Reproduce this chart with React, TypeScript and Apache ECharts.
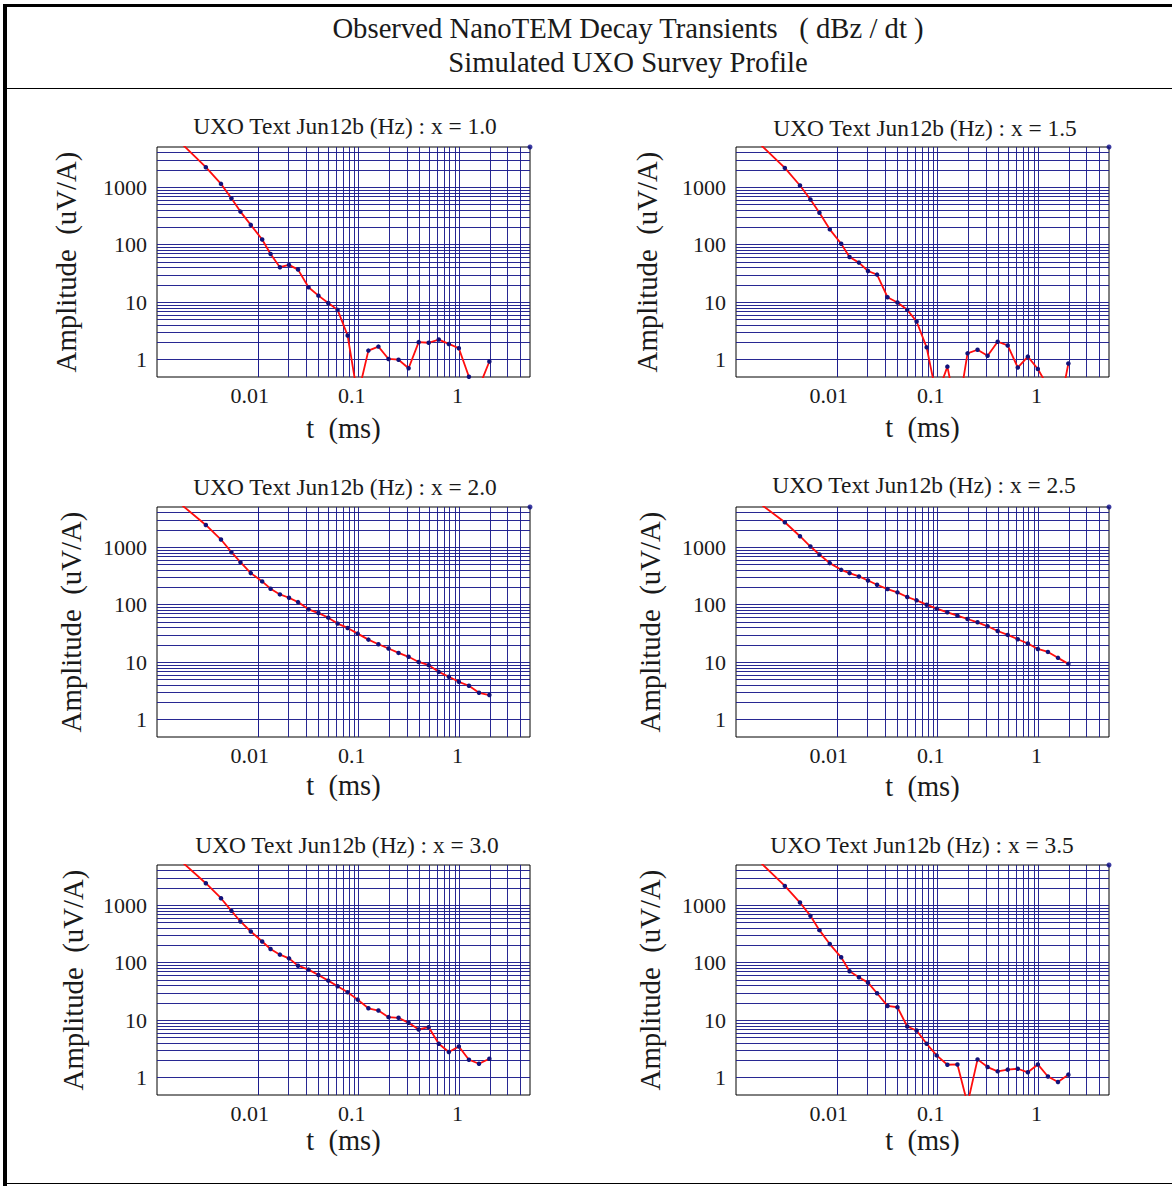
import React, { useEffect, useRef } from "react";
import * as echarts from "echarts";

// ---- data ----
const TIME_MS = [
  0.0015, 0.00305, 0.00431, 0.00547, 0.00672, 0.00851, 0.01104, 0.01337, 0.01656, 0.02037,
  0.02505, 0.0318, 0.0399, 0.0499, 0.0618, 0.0777, 0.0977, 0.1248, 0.157, 0.1977,
  0.2485, 0.3126, 0.3935, 0.4947, 0.6228, 0.7835, 0.9845, 1.24, 1.56, 1.977,
];

const AMP_X10 = [
  7500, 2228, 1141, 644, 376, 221, 123, 69, 40.6, 44.5,
  36.9, 18.2, 13.0, 9.7, 7.35, 2.63, 0.23, 1.44, 1.69, 1.03,
  1.0, 0.71, 2.02, 1.97, 2.24, 1.88, 1.58, 0.505, 0.33, 0.93,
];
const AMP_X15 = [
  7160, 2163, 1069, 611, 359, 185, 104, 61, 48.8, 34.9,
  30.2, 12.2, 9.87, 7.36, 4.62, 1.64, 0.23, 0.757, 0.107, 1.29,
  1.49, 1.17, 2.05, 1.77, 0.73, 1.13, 0.69, 0.34, 0.1, 0.86,
];
const AMP_X20 = [
  6840, 2438, 1359, 819, 549, 354, 254, 189, 151, 132,
  111, 83, 71.6, 59.5, 46.9, 39.4, 31.4, 24.7, 20.5, 17.3,
  14.5, 12.4, 10.1, 8.88, 6.79, 5.57, 4.56, 3.89, 2.94, 2.68,
];
const AMP_X25 = [
  6900, 2716, 1552, 1027, 747, 528, 404, 354, 310, 264,
  222, 187, 164, 136, 119, 100, 85.3, 73.6, 64.4, 56.4,
  49.4, 42.1, 34.9, 29.8, 25.1, 21.1, 17.0, 15.1, 11.9, 9.35,
];
const AMP_X30 = [
  7310, 2410, 1322, 798, 521, 349, 234, 173, 138, 119,
  88.7, 75.7, 61.1, 48.8, 38.9, 30.6, 22.8, 16.1, 14.7, 11.3,
  11.0, 9.0, 6.89, 7.56, 3.89, 2.79, 3.49, 2.05, 1.75, 2.13,
];
const AMP_X35 = [
  7180, 2163, 1112, 653, 368, 211, 124, 70.8, 55.7, 45.0,
  29.4, 17.7, 16.8, 7.76, 6.62, 3.89, 2.44, 1.68, 1.7, 0.35,
  2.08, 1.53, 1.29, 1.38, 1.43, 1.24, 1.7, 1.05, 0.84, 1.13,
];

const PANEL_TITLES = [
  "UXO Text Jun12b (Hz) : x = 1.0",
  "UXO Text Jun12b (Hz) : x = 1.5",
  "UXO Text Jun12b (Hz) : x = 2.0",
  "UXO Text Jun12b (Hz) : x = 2.5",
  "UXO Text Jun12b (Hz) : x = 3.0",
  "UXO Text Jun12b (Hz) : x = 3.5",
];
const PANEL_AMPS = [AMP_X10, AMP_X15, AMP_X20, AMP_X25, AMP_X30, AMP_X35];
// stray marker in the upper-right corner of the frame
const CORNER_POINT = [5, 5000];
const HAS_CORNER_POINT = [true, true, true, true, false, true];

const X_TICKS = [0.01, 0.1, 1];
const X_TICK_LABELS = ["0.01", "0.1", "1"];
const Y_TICKS = [1, 10, 100, 1000];
const Y_TICK_LABELS = ["1", "10", "100", "1000"];

const X_GRID = [
  0.002, 0.003, 0.004, 0.005, 0.006, 0.007, 0.008, 0.009, 0.01,
  0.02, 0.03, 0.04, 0.05, 0.06, 0.07, 0.08, 0.09, 0.1,
  0.2, 0.3, 0.4, 0.5, 0.6, 0.7, 0.8, 0.9, 1,
  2, 3, 4,
];
const Y_GRID = [
  1, 2, 3, 4, 5, 6, 7, 8, 9,
  10, 20, 30, 40, 50, 60, 70, 80, 90,
  100, 200, 300, 400, 500, 600, 700, 800, 900,
  1000, 2000, 3000, 4000,
];

const MAIN_TITLE = "Observed NanoTEM Decay Transients   ( dBz / dt )";
const SUB_TITLE = "Simulated UXO Survey Profile";
const X_NAME = "t  (ms)";
const Y_NAME = "Amplitude  (uV/A)";

// ---- layout ----
const SERIF = "'Liberation Serif', 'Times New Roman', Times, serif";
const TEXT = "#1a1a1a";
const GRID_BLUE = "#1c1c8c";
const COL_LEFT = [157, 736];
const ROW_TOP = [147, 507, 865];
const PW = 373;
const PH = 230;
const TITLE_POS = [
  [345, 126], [925, 128],
  [345, 487], [924, 485],
  [347, 845], [922, 845],
];
const Y_NAME_GAP = [77, 75, 72, 72, 70, 72];
const X_NAME_GAP = [37, 36, 34, 35, 31, 31];
const X_LABEL_SHIFT = [16, 14, 4];

function matchTick(v: number, ticks: number[]): number {
  const lv = Math.log10(v);
  for (let k = 0; k < ticks.length; k++) {
    if (Math.abs(lv - Math.log10(ticks[k])) < 1e-6) return k;
  }
  return -1;
}

function buildOption() {
  const grid: any[] = [];
  const xAxis: any[] = [];
  const yAxis: any[] = [];
  const series: any[] = [];
  const graphic: any[] = [];

  const rich: any = {};
  X_TICK_LABELS.forEach((_, k) => {
    rich["t" + k] = {
      fontSize: 22,
      fontFamily: SERIF,
      color: TEXT,
      padding: [0, X_LABEL_SHIFT[k], 0, 0],
    };
  });

  for (let i = 0; i < 6; i++) {
    const col = i % 2;
    const row = Math.floor(i / 2);
    grid.push({
      left: COL_LEFT[col],
      top: ROW_TOP[row],
      width: PW,
      height: PH,
      show: true,
      borderColor: "#000",
      borderWidth: 1,
      backgroundColor: "#fff",
    });
    xAxis.push({
      type: "log",
      logBase: 10,
      gridIndex: i,
      min: 0.001,
      max: 5,
      axisLine: { show: false },
      axisTick: { show: false },
      splitLine: { show: false },
      minorSplitLine: { show: false },
      axisLabel: {
        margin: 7,
        fontSize: 22,
        fontFamily: SERIF,
        color: TEXT,
        showMinLabel: true,
        showMaxLabel: true,
        rich,
        formatter: (v: number) => {
          const k = matchTick(v, X_TICKS);
          return k < 0 ? "" : "{t" + k + "|" + X_TICK_LABELS[k] + "}";
        },
      },
      name: X_NAME,
      nameLocation: "middle",
      nameGap: X_NAME_GAP[i],
      nameTextStyle: { fontSize: 28.5, fontFamily: SERIF, color: TEXT },
    });
    yAxis.push({
      type: "log",
      logBase: 10,
      gridIndex: i,
      min: 0.5,
      max: 5000,
      axisLine: { show: false },
      axisTick: { show: false },
      splitLine: { show: false },
      axisLabel: {
        margin: 10,
        fontSize: 22,
        fontFamily: SERIF,
        color: TEXT,
        formatter: (v: number) => {
          const k = matchTick(v, Y_TICKS);
          return k < 0 ? "" : Y_TICK_LABELS[k];
        },
      },
      name: Y_NAME,
      nameLocation: "middle",
      nameRotate: 90,
      nameGap: Y_NAME_GAP[i],
      nameTextStyle: { fontSize: 28.8, fontFamily: SERIF, color: TEXT },
    });

    const pts = TIME_MS.map((t, k) => [t, PANEL_AMPS[i][k]]);

    // grid lines (drawn through the axes' scales)
    series.push({
      type: "line",
      xAxisIndex: i,
      yAxisIndex: i,
      data: pts,
      showSymbol: false,
      symbol: "none",
      lineStyle: { opacity: 0 },
      silent: true,
      z: 1,
      markLine: {
        silent: true,
        z: 1,
        symbol: ["none", "none"],
        label: { show: false },
        emphasis: { disabled: true },
        lineStyle: { color: GRID_BLUE, width: 1, type: "solid", opacity: 0.95 },
        data: [
          ...X_GRID.map((v) => ({ xAxis: v })),
          ...Y_GRID.map((v) => ({ yAxis: v })),
        ],
      },
    });

    // observed transient
    series.push({
      type: "line",
      xAxisIndex: i,
      yAxisIndex: i,
      data: pts,
      clip: true,
      symbol: "circle",
      symbolSize: 4.5,
      showSymbol: true,
      showAllSymbol: true,
      itemStyle: { color: "#12127a", borderWidth: 0 },
      lineStyle: { color: "#ff0d0d", width: 1.8 },
      z: 10,
    });

    if (HAS_CORNER_POINT[i]) {
      series.push({
        type: "scatter",
        xAxisIndex: i,
        yAxisIndex: i,
        data: [CORNER_POINT],
        symbol: "circle",
        symbolSize: 5,
        clip: false,
        itemStyle: { color: "#0a0a8a" },
        z: 11,
      });
    }

    graphic.push({
      type: "text",
      x: TITLE_POS[i][0],
      y: TITLE_POS[i][1],
      style: {
        text: PANEL_TITLES[i],
        fontSize: 23.4,
        fontFamily: SERIF,
        fill: TEXT,
        align: "center",
        verticalAlign: "middle",
      },
    });
  }

  // frame
  graphic.push(
    { type: "rect", shape: { x: 3, y: 4, width: 4, height: 1182 }, style: { fill: "#000" } },
    { type: "rect", shape: { x: 3, y: 4, width: 1169, height: 3 }, style: { fill: "#000" } },
    { type: "line", shape: { x1: 7, y1: 88.5, x2: 1172, y2: 88.5 }, style: { stroke: "#000", lineWidth: 1 } },
    { type: "line", shape: { x1: 7, y1: 1183.5, x2: 1172, y2: 1183.5 }, style: { stroke: "#000", lineWidth: 1 } },
    {
      type: "text",
      x: 628,
      y: 28,
      style: { text: MAIN_TITLE, fontSize: 28.7, fontFamily: SERIF, fill: TEXT, align: "center", verticalAlign: "middle" },
    },
    {
      type: "text",
      x: 628,
      y: 62,
      style: { text: SUB_TITLE, fontSize: 28.7, fontFamily: SERIF, fill: TEXT, align: "center", verticalAlign: "middle" },
    }
  );

  return {
    animation: false,
    backgroundColor: "#fff",
    grid,
    xAxis,
    yAxis,
    series,
    graphic,
  };
}

export default function App() {
  const ref = useRef<HTMLDivElement>(null);
  useEffect(() => {
    if (!ref.current) return;
    const chart = echarts.init(ref.current, undefined, { renderer: "svg" });
    chart.setOption(buildOption() as any);
    return () => chart.dispose();
  }, []);
  return (
    <div
      ref={ref}
      style={{ position: "fixed", left: 0, top: 0, width: 1172, height: 1186, background: "#fff" }}
    />
  );
}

..........

From the first line of the listing above, repeat every line through the one holding "import * as". Both ends count, and pictures stay out.

Reproduce this chart with React, TypeScript and Apache ECharts.
import React, { useEffect, useRef } from "react";
import * as echarts from "echarts";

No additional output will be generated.